Trouble understanding why natural numbers are not open I have a real analysis course based on the Principles of Real Analysis by Aliprantis and Birkenshaw. I have done previous analysis courses and know how to show that the set of natural numbers is a closed set.
They define the open ball of radius $r$ in the typical way. However, in the section on metric spaces, the authors define a point $x_{0}$ to be an interior point of a subset $A$ if there exists an open ball $B(x_{0},r)$ such that $B(x_{0},r)\subseteq A$. Here lies my lack of understanding. If we consider $\mathbb{N}$ to be a metric space itself, not a subset of $\mathbb{R}$, with the usual metric, for any $r>0$ the open ball only includes the number itself and other natural numbers. Then clearly, $B(r,x_{0})\subseteq \mathbb{N}$. Therefore, it is an open set.

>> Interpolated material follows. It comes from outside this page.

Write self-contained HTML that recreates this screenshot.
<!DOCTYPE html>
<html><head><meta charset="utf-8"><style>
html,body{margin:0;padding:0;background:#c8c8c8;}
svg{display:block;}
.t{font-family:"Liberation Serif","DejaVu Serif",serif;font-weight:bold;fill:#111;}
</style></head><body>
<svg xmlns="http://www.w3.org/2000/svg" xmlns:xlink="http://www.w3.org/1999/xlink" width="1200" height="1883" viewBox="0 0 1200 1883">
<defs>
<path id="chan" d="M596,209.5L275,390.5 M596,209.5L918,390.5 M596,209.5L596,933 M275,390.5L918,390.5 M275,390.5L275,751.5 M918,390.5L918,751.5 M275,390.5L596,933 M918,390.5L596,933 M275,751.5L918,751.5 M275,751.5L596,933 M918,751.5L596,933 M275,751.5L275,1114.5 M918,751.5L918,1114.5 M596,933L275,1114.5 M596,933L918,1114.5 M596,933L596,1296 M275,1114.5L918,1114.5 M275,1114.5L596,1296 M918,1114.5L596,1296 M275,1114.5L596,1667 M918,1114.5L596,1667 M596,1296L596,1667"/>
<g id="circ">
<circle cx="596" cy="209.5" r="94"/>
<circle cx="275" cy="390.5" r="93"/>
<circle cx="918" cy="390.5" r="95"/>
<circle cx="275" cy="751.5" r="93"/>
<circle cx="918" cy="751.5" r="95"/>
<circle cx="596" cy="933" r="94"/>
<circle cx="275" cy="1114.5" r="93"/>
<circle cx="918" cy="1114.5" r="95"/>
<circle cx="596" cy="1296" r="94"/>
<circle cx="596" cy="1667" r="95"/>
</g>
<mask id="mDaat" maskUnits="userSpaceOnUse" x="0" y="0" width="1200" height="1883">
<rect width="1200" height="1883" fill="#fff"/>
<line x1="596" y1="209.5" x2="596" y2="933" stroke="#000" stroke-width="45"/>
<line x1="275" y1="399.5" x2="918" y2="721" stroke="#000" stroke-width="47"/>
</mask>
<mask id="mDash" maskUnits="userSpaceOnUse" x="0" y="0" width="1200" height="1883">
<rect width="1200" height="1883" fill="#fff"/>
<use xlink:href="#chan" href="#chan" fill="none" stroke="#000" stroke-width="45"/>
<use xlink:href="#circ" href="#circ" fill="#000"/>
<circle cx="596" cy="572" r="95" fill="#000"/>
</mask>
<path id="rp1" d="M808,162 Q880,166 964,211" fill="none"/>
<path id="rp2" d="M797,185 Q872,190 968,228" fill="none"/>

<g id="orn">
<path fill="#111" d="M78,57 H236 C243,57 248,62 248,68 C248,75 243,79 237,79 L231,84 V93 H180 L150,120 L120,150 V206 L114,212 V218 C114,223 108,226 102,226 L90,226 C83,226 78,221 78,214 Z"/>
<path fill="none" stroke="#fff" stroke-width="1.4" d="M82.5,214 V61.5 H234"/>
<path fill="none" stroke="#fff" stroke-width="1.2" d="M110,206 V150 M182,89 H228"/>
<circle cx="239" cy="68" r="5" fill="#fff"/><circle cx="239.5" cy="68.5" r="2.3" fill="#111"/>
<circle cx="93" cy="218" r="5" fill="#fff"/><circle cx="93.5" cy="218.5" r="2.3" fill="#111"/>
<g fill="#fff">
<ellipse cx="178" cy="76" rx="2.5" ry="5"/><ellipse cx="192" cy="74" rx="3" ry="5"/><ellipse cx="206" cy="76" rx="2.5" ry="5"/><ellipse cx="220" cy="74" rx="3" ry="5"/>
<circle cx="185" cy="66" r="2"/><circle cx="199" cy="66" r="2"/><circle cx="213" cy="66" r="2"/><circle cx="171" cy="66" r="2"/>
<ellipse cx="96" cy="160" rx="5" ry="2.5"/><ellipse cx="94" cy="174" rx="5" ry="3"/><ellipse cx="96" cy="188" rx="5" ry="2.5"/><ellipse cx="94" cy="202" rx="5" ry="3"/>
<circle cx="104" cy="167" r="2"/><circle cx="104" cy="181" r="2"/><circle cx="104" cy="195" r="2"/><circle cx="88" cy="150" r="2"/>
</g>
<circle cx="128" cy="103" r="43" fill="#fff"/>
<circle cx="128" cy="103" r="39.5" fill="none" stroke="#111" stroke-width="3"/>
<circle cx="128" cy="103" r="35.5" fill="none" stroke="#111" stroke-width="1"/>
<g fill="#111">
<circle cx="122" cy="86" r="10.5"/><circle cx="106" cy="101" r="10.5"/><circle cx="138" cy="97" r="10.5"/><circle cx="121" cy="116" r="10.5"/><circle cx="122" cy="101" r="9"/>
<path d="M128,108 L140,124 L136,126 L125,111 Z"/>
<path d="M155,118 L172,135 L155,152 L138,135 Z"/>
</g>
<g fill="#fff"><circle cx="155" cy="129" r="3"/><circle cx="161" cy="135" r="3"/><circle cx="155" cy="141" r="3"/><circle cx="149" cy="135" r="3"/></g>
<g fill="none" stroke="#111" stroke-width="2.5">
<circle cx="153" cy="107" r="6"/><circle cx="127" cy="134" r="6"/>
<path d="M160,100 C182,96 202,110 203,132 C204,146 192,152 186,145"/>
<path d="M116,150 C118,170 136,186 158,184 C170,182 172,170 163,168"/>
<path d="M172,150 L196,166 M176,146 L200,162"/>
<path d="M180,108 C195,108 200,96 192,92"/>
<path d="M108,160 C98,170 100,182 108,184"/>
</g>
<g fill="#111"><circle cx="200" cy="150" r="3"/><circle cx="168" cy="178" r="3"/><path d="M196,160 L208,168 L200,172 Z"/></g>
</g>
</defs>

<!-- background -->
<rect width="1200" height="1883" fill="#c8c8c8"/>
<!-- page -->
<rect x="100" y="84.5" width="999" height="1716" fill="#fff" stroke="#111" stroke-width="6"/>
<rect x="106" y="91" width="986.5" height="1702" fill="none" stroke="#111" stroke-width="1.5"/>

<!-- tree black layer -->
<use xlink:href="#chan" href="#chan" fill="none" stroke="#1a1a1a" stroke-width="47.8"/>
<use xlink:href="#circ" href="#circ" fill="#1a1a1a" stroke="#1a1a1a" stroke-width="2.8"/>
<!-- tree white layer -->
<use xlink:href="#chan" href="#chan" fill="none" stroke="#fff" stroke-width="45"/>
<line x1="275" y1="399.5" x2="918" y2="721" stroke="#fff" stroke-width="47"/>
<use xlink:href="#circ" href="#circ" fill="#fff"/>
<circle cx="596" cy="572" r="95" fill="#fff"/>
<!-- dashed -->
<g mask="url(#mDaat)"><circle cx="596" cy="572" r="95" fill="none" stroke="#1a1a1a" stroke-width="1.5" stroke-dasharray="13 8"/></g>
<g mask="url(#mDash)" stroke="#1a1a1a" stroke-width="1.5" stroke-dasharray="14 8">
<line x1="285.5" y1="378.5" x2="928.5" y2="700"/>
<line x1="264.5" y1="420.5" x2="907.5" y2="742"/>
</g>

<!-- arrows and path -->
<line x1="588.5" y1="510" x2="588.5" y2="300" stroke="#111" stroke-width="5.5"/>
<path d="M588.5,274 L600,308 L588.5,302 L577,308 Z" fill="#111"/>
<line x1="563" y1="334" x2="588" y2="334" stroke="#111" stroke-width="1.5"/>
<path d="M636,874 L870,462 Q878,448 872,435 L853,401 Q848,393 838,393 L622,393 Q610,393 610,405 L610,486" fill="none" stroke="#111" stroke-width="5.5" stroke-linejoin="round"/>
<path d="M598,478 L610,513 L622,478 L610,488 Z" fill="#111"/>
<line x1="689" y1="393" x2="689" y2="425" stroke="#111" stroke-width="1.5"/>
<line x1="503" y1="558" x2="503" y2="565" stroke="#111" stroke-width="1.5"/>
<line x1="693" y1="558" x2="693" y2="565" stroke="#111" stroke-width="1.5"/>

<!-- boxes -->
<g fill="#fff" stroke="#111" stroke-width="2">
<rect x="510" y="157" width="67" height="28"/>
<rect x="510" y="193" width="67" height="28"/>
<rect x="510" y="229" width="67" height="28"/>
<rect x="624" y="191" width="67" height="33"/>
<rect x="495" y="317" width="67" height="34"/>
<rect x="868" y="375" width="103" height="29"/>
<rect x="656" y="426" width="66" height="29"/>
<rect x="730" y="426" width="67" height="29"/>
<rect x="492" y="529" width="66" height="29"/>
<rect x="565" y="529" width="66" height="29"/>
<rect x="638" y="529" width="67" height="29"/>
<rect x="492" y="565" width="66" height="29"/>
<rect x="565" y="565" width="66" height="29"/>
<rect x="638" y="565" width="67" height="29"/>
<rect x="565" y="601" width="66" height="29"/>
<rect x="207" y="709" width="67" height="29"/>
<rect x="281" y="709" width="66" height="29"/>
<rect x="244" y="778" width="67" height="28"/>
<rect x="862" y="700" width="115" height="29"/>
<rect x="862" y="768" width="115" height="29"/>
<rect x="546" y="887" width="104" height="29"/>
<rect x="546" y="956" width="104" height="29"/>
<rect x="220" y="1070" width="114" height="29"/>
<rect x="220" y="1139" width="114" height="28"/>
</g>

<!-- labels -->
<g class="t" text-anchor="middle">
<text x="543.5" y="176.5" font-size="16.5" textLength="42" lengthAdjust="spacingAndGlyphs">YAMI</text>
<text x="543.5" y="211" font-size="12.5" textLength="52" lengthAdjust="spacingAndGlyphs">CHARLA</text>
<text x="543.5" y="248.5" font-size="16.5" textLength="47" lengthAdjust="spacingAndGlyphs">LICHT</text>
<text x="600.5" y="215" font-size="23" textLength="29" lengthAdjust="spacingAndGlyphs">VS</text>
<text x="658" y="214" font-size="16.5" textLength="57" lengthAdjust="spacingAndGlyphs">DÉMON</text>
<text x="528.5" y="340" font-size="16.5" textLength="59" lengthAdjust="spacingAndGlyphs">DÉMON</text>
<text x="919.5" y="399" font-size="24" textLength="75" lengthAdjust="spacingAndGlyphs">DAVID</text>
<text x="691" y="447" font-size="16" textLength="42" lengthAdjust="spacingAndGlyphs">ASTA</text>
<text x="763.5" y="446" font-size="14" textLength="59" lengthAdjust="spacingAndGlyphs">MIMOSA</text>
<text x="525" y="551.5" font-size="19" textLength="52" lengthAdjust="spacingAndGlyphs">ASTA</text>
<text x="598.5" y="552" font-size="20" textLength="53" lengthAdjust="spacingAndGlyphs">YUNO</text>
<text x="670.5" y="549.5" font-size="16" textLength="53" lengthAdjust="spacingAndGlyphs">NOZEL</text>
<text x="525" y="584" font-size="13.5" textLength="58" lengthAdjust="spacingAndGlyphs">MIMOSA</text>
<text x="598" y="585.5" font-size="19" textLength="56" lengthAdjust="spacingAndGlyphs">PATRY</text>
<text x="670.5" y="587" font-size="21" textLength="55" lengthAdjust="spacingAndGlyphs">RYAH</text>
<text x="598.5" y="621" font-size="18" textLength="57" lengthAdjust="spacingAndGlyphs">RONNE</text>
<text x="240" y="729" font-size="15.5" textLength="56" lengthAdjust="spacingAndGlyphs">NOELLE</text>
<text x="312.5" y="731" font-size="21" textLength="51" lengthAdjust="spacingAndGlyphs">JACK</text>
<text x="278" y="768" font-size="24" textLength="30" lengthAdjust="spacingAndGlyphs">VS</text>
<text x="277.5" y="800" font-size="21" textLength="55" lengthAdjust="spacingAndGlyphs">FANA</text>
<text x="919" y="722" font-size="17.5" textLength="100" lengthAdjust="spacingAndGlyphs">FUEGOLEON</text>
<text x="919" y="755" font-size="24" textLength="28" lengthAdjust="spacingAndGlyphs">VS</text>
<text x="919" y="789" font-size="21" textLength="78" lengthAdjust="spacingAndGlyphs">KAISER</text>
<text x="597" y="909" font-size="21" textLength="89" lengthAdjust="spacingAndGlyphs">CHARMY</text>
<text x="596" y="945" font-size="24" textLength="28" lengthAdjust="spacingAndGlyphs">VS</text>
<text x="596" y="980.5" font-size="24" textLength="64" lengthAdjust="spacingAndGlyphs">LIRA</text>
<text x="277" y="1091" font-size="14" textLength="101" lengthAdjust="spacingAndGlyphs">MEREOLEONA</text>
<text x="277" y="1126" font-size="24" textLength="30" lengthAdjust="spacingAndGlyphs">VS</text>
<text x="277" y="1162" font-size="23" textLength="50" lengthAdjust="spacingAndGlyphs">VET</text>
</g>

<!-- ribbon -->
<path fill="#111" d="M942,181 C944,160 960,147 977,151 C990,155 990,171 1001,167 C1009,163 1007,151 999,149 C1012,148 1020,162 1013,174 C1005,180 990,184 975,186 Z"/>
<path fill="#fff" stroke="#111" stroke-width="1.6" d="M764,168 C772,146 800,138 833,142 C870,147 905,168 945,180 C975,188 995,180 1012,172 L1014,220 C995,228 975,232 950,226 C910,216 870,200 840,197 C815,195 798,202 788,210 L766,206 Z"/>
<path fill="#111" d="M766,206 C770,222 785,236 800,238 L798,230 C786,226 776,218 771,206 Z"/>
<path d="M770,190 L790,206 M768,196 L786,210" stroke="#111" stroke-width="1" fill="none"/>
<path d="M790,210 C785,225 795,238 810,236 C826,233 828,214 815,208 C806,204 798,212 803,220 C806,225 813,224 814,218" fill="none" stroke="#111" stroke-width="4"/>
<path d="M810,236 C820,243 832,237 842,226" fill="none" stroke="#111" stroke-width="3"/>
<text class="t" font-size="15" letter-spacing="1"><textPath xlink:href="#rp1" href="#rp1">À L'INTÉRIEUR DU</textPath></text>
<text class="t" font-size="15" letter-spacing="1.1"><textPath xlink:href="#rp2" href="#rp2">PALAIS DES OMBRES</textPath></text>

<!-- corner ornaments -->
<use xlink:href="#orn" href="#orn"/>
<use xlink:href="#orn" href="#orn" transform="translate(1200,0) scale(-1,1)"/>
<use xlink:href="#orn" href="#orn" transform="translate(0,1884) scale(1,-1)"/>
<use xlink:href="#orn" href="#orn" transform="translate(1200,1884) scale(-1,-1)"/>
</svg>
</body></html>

Where am I making a fallacy?
 A: I'll turn my comment into an answer.
Your fallacy is treating "open set" as an absolute notion, independent of any metric space.
Instead, "open subset" is a notion defined relative to a particular metric space of which the given set is a subset. So it is possible for one and the same set, for example $\mathbb N$, to be an open subset of one space such as $\mathbb N$ itself, and to be a non-open subset of another space such as $\mathbb R$.
A: To expand upon the previous answer, consider the example $x_0 = 3$, $r = 0.5$. If regarded as a subset of $\mathbb N$, then $B(r, x_0) = \{3\}$ is an open subset of $\mathbb N$. But if regarded as a subset of $\mathbb R$, then $B(r, x_0) = (2.5, 3.5)$ which is an uncountable open interval containing all the points between 2.5 and 3.5, and is not a subset of $\mathbb N$.
It is all relative to the parent space. If $X$ is a metric space then
$$B(r, x_0) = \{x \in X : d(x,x_0) < r\}$$
is the definition of the open ball of radius $r$ centered at $x_0$ in $X$. Notice the ball contains all the points from $X$ which are a distance $r$ from $x_0$. So in order for a subset $A\subseteq X$ to have an interior point, it must contain an open ball from $X$.
Any subset can be considered "open" relative to itself (that is, in the inherited topology), but this is different from being an open subset of $X$.